O medo das inovações tecnológicas, a tecnofobia, está conosco há séculos. Embora existam casos no mundo antigo - como o de pessoas que rejeitaram a imprensa no século XV - talvez o primeiro exemplo importante tenha vindo dos ingleses: um grupo de trabalhadores anti-tecnologia que, entre 1811 e 1816, denunciaram que as novas máquinas a vapor estavam tirando seus empregos e, em plena Revolução Industrial britânica, realizaram ações de sabotagem em máquinas e oficinas industriais ou agrícolas.

O rápido avanço tecnológico dos séculos XIX e XX apenas aumentou os casos de tecnofobia. Praticamente todos os grandes avanços tecnológicos tiveram os seus detratores: desde os trens à eletricidade, passando pelo telefone, pelos automóveis, pela televisão ou pelo uso da energia nuclear.

Este é um terreno que tem sido muito fértil para a criação de ficções. Um dos primeiros exemplos disso é "Frankenstein", o romance de Mary Shelley, mas há muitos mais, especialmente no mundo do cinema: de "Metropolis", de Fritz Lang, a "Blade Runner", "Exterminador do futuro", "Matrix".

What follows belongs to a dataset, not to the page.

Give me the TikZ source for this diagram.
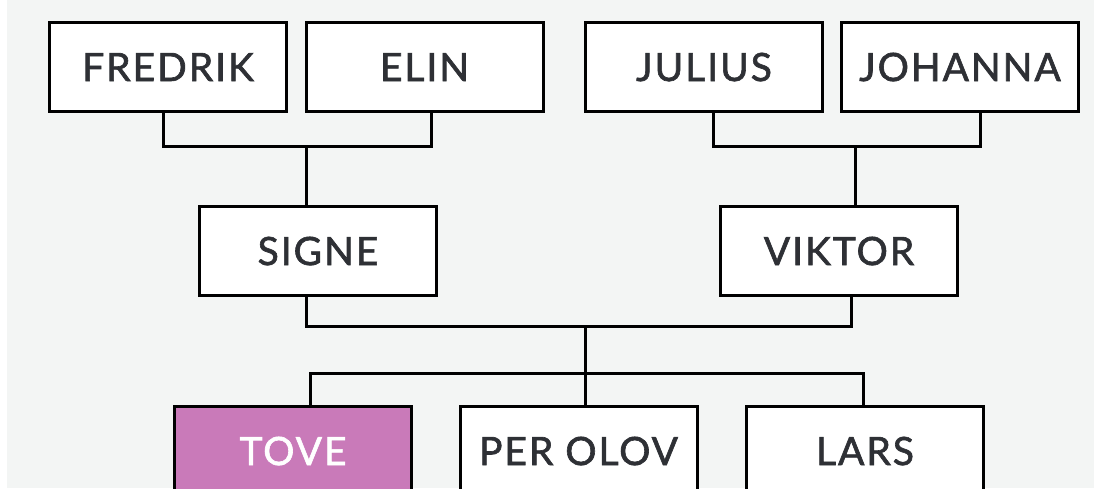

Mas a tecnofobia talvez esteja hoje em seu apogeu, devido aos novos avanços científicos que parecem pôr em xeque muitos dos pilares da nossa civilização, que até então considerávamos inabaláveis. É o caso, claro, da inteligência artificial e dos seus possíveis efeitos no mercado de trabalho. Um medo que nos liga diretamente aos ingleses de outrora, mas também ao alerta sobre o Furby. É fácil rir de muitos senhores sem noção que em 1999 nem sequer tinham a certeza do nome daquele boneco de voz rouca que temiam seu poder de desestabilizar a administração Clinton. Mas pode-se dizer que aquele alerta nada mais foi do que um capítulo, talvez um dos mais engraçados, da nossa longa relação com a tecnofobia.